A Former Sgt in the US Marines, US Army and Australian Federal Police - With an Attitude Problem - Looking at the Shits & Giggles of life from a Quasi-Conservative Point of View * * *
WARNING! STRONG LANGUAGE FOLLOWS! * * *
25 August, 2007
A Need To Vent
Out of this whole Michael Vick sick situation, the real losers are the dogs, who will never be claimed.
During my life - which has been longer than I had any right to expect - I have known people who have owned Pit Bulls, Dobermans, Rottweilers and Ridgebacks. These dogs were gentle, loving pets because of the way they were raised - around people and given lots and lots of love and attention.
Any breed of dog can be trained to attack, bite and possibly kill. It's the way they're raised and trained, not the breed.
Now there are something like 55 - 60 dogs that will be put to sleep because they can't be adopted as pets.
Of everything Vick and his co-conspirators are charged with, this is the most heinous crime of all.
Everyone who mentions one keeps saying we need a fence of concrete or whatever across our Southern border. I think I have a better idea.
Put up a fence that goes about four feet below ground level and 12 feet above. Have the fence made of razor wire and run it from Texas to California.
Then run about 800 volts and 50 amps through it. PETA might bitch about animals that hit it, but it can't be considered "profilling" because it would stop anyone of any ethnic background from coming in. Besides, there are more than enough LEGAL entry points to the U.S.
At least it would stop them from a second attempt.
After Columbine, Virginia Tech and a myriad of other schools, a couple of guys have come up with what I think is an excellent idea. They have developed a bullet-proof backpack. The insert weighs about 20 oz - about the same as a water bottle, and there's nothing marking it as being any different from any other pack. You wouldn't necessarily have to tell your child about it, but that would seem to defeat the purpose. The child would just hold the pack in front of themselves.
The panel is slightly better than a Police vest, and they have tested it against knives but it has not been lab tested against them.
I didn't catch the name of the company making them, but the cost is $175.00. They may be worth doing a search on.
What is the life of your child worth? And as we've seen, any school in any area is vulnerable - from pre-school to university.
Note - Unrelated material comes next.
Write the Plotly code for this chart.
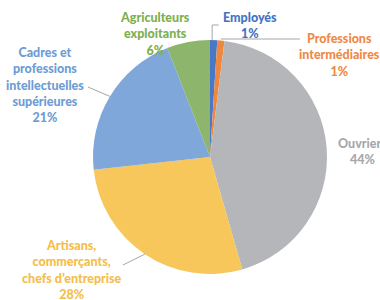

A Michigan man scrubbed a monument to U.S. troops with a toothbrush Tuesday while wearing a T-shirt that read "I Stole From Veterans" as part of a punishment for a scam to solicit scrap yards for metal, the Saginaw News reports.
A judge ordered Philip Kolinski, 73, of Carrollton Township, Mich., to wash the veterans monument outside the Saginaw County Governmental Center after he was found guilty of soliciting metal donations for a sculpture dedicated to Iraq War veterans that was never built, the Saginaw News said.
Instead of using the metal for a monument, he sold it and kept the money, the paper reports.
Saginaw County District Judge A.T. Frank also ordered Kolinski to to pay $9,000 in restitution and $2,095 in fees and fines.
A second man, James M. Arnst, 45, is awaiting trial for his alleged role in the scam.
A tip of the starched utility cover to Rob for this one!
What follows is fairly long and contains just enough half-truths and wishful thinking to make it interesting. I got it in an email, and it claimed to have been checked on Snopes Urban Legends.
I searched Snopes for any possible link to this but came up empty - so it may be true, it may not. I'll continue to check over the next week or so to see if it shows up.
But it would be lovely if there was any truth to it?
August 7th - I've been directed to search engines and it appears that this article is genuine. Judging by what we have now and what we look like getting in 2008, it's a shame there will be no one anywhere in the Government with the balls to enforce something like this.
"Eisenhower solved illegal border crossings from Mexico By John Dillin
WASHINGTON - George W. Bush isn't the first Republican president to face a full-blown immigration crisis on the US-Mexican border. Fifty-three years ago, when newly elected Dwight Eisenhower moved into the White House, America's southern frontier was as porous as a spaghetti sieve. As many as 3 million illegal migrants had walked and waded northward over a period of several years for jobs in California, Arizona, Texas, and points beyond.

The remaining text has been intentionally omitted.